B.J. Novak (who also wrote and directed Vengeance) gets the most laughs, but he nails the dramatic beats as well. As he watches videos and learns more about his “girlfriend”, he slowly grows to love the girl he maybe should have gotten to know better. Issa Rae (Little) plays his boss and, while I’m also unfamiliar with her work, she is very charismatic and likeable. Every phone call between her and Novak has really good comedic chemistry. I get the sense that the two actors are perhaps friends in real life and, as a result, their interactions just feel so genuine. Let’s not forget Abeline’s whole family: her brothers, sisters, mother and grandmother – they’re all just so natural. The casting of this movie is immaculate.
The weakest link of Vengeance is its murder mystery. It’s underwhelming. I remember suspecting in my head, “I hope they don’t go with ‘so and so’” as the big reveal – and then I was right. I wonder if Novak thought of leaving the mystery to be ambiguous, but then just got nervous and felt like he needed closure. I thought about a great dark comedy – Three Billboards Outside Ebbing, Missouri, which is quite a lot darker than Vengeance, but just as funny. Anyways, I liked how Three Billboards… took an open-ended approach; the mystery is kind of irrelevant and the ambiguous ending worked. Vengeance could’ve gotten away with a similar approach, considering the whodunnit isn’t that compelling and doesn’t necessarily require answers.
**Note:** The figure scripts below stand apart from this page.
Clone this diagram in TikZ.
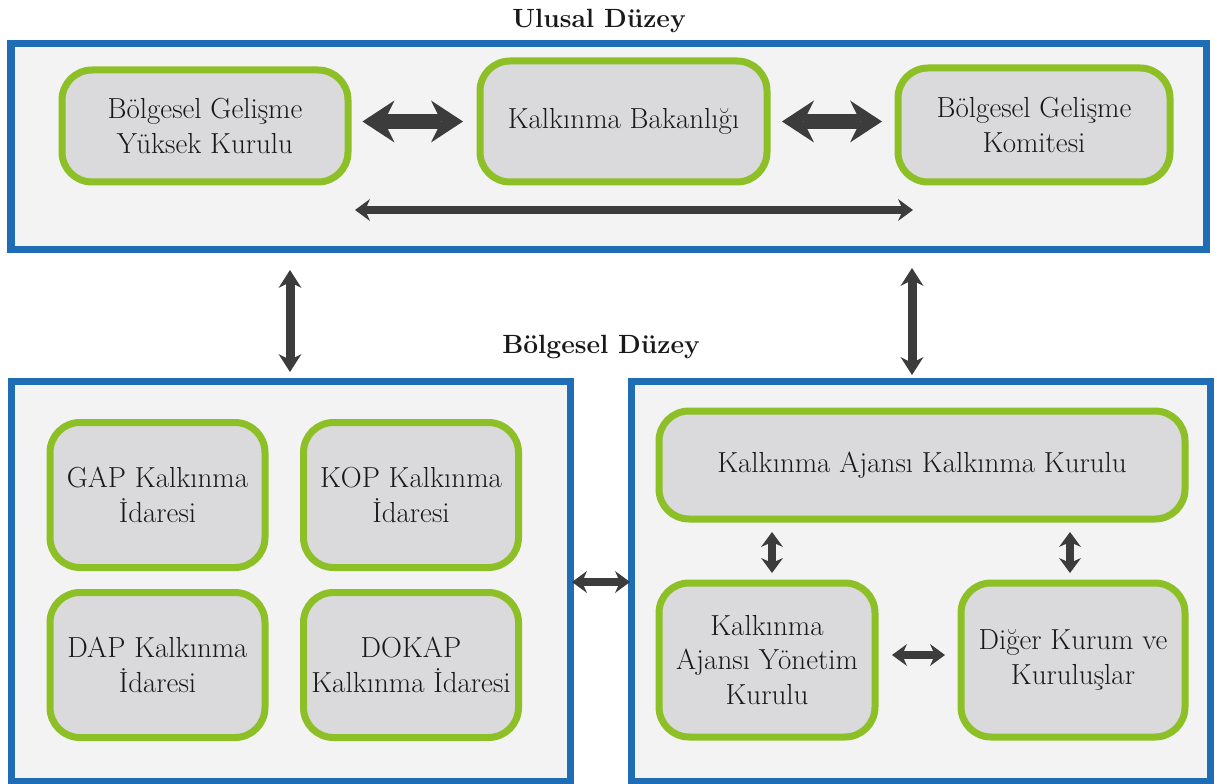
\documentclass[tikz,border=0pt]{standalone}
\usepackage{fontspec}
\usetikzlibrary{arrows.meta,calc}
\definecolor{levelblue}{HTML}{1F6DB4}
\definecolor{boxgreen}{HTML}{8DBF26}
\definecolor{boxgray}{HTML}{DAD9DB}
\definecolor{panelgray}{HTML}{F3F3F3}
\definecolor{arrowgray}{HTML}{3C3C3C}
\tikzstyle{level} = [rectangle, draw=levelblue, line width=0.14cm, fill=panelgray, inner sep=0pt]
\tikzstyle{unitbox} = [rectangle, rounded corners=0.6cm, draw=boxgreen, line width=0.14cm, fill=boxgray, align=center, inner sep=0.1cm, text=black!90, font=\fontsize{16.5}{19.8}\selectfont]
\tikzstyle{title} = [text=black!90, font=\fontsize{15}{18}\selectfont\bfseries]
\tikzstyle{bigarrow} = [draw=arrowgray, line width=0.3cm, <->, >={Stealth[length=0.64cm,width=0.84cm,line width=0pt]}]
\tikzstyle{levelarrow} = [draw=arrowgray, line width=0.18cm, <->, >={Stealth[length=0.36cm,width=0.46cm,line width=0pt]}]
\tikzstyle{arrow} = [draw=arrowgray, line width=0.16cm, <->, >={Stealth[length=0.3cm,width=0.44cm,line width=0pt]}]
\begin{document}
\begin{tikzpicture}
    \useasboundingbox[fill=white] (0,0) rectangle (24.34,-15.68);
    % levels
    \node (t1)[title] at (11.98,-0.42) {Ulusal Düzey};
    \node (ulusal)[level, minimum width=23.9cm, minimum height=4.1cm] at (12.17,-2.93) {};
    \node (t2)[title] at (12.02,-6.94) {Bölgesel Düzey};
    \node (idare)[level, minimum width=11.18cm, minimum height=8cm] at (5.81,-11.62) {};
    \node (ajans)[level, minimum width=11.58cm, minimum height=8cm] at (18.41,-11.62) {};
    % ulusal duzey
    \node (bgyk)[unitbox, minimum width=5.72cm, minimum height=2.24cm] at (4.10,-2.52) {Bölgesel Gelişme\\Yüksek Kurulu};
    \node (bakanlik)[unitbox, minimum width=5.74cm, minimum height=2.42cm] at (12.47,-2.43) {Kalkınma Bakanlığı};
    \node (bgk)[unitbox, minimum width=5.44cm, minimum height=2.28cm] at (20.68,-2.50) {Bölgesel Gelişme\\Komitesi};
    % bolgesel duzey
    \node (gap)[unitbox, minimum width=4.3cm, minimum height=2.9cm] at (3.15,-9.90) {GAP Kalkınma\\İdaresi};
    \node (kop)[unitbox, minimum width=4.3cm, minimum height=2.9cm] at (8.22,-9.90) {KOP Kalkınma\\İdaresi};
    \node (dap)[unitbox, minimum width=4.3cm, minimum height=2.9cm] at (3.15,-13.30) {DAP Kalkınma\\İdaresi};
    \node (dokap)[unitbox, minimum width=4.3cm, minimum height=2.9cm] at (8.22,-13.30) {DOKAP\\Kalkınma İdaresi};
    \node (kurul)[unitbox, minimum width=10.52cm, minimum height=2.16cm] at (18.44,-9.30) {Kalkınma Ajansı Kalkınma Kurulu};
    \node (yonetim)[unitbox, minimum width=4.32cm, minimum height=3.08cm] at (15.34,-13.20) {Kalkınma\\Ajansı Yönetim\\Kurulu};
    \node (diger)[unitbox, minimum width=4.48cm, minimum height=3.08cm] at (21.46,-13.20) {Diğer Kurum ve\\Kuruluşlar};
    % helper points
    \coordinate (la) at (7.10,-4.20);
    \coordinate (lb) at (18.26,-4.20);
    \coordinate (v1) at (5.80,-6);
    \coordinate (v2) at (18.24,-6);
    \coordinate (m) at (12,-11.64);
    % arrows
    \draw [bigarrow, shorten <=0.22cm, shorten >=0.27cm](bgyk.east |- bakanlik)--(bakanlik.west);
    \draw [bigarrow, shorten <=0.23cm, shorten >=0.25cm](bakanlik.east)--(bgk.west |- bakanlik);
    \draw [arrow](la)--(lb);
    \draw [levelarrow, shorten <=0.35cm, shorten >=0.11cm](ulusal.south -| v1)--(idare.north -| v1);
    \draw [levelarrow, shorten <=0.31cm, shorten >=0.05cm](ulusal.south -| v2)--(ajans.north -| v2);
    \draw [arrow, shorten <=-0.03cm, shorten >=-0.05cm](idare.east |- m)--(ajans.west |- m);
    \draw [arrow, shorten <=0.13cm, shorten >=0.19cm]([xshift=0.1cm]yonetim.north)--([xshift=0.1cm]yonetim.north |- kurul.south);
    \draw [arrow, shorten <=0.13cm, shorten >=0.19cm]([xshift=-0.06cm]diger.north)--([xshift=-0.06cm]diger.north |- kurul.south);
    \draw [arrow, shorten <=0.27cm, shorten >=0.25cm]([yshift=0.1cm]yonetim.east)--([yshift=0.1cm]diger.west);
\end{tikzpicture}
\end{document}
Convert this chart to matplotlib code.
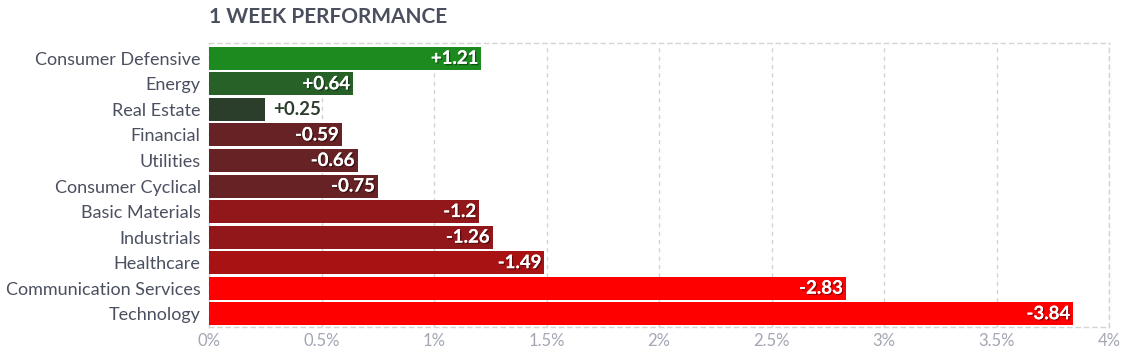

I’ve barely scratched the surface of what’s on B.J Novak’s mind. He takes a big swing by trying to include as much story coverage as he can in Vengeance. Does he sometimes overreach? Perhaps, but I will never fault a movie or its filmmaker for ambition. And, I learned a few things I never really thought about before watching this movie. Many people have been to a Six Flags amusement park, but has anyone actually stopped to ask what those six flags represent? Vengeance gives quite an insightful reveal on that.
I have no familiarity with B.J Novak (people know him from The Mindy Project and the American version of The Office – both shows I don’t watch). Considering this is his first movie, his filmmaking career is off to a great start. But seriously, B.J., call up John Mayer. I’m not one for remakes, but I think that Swingers remake could be great.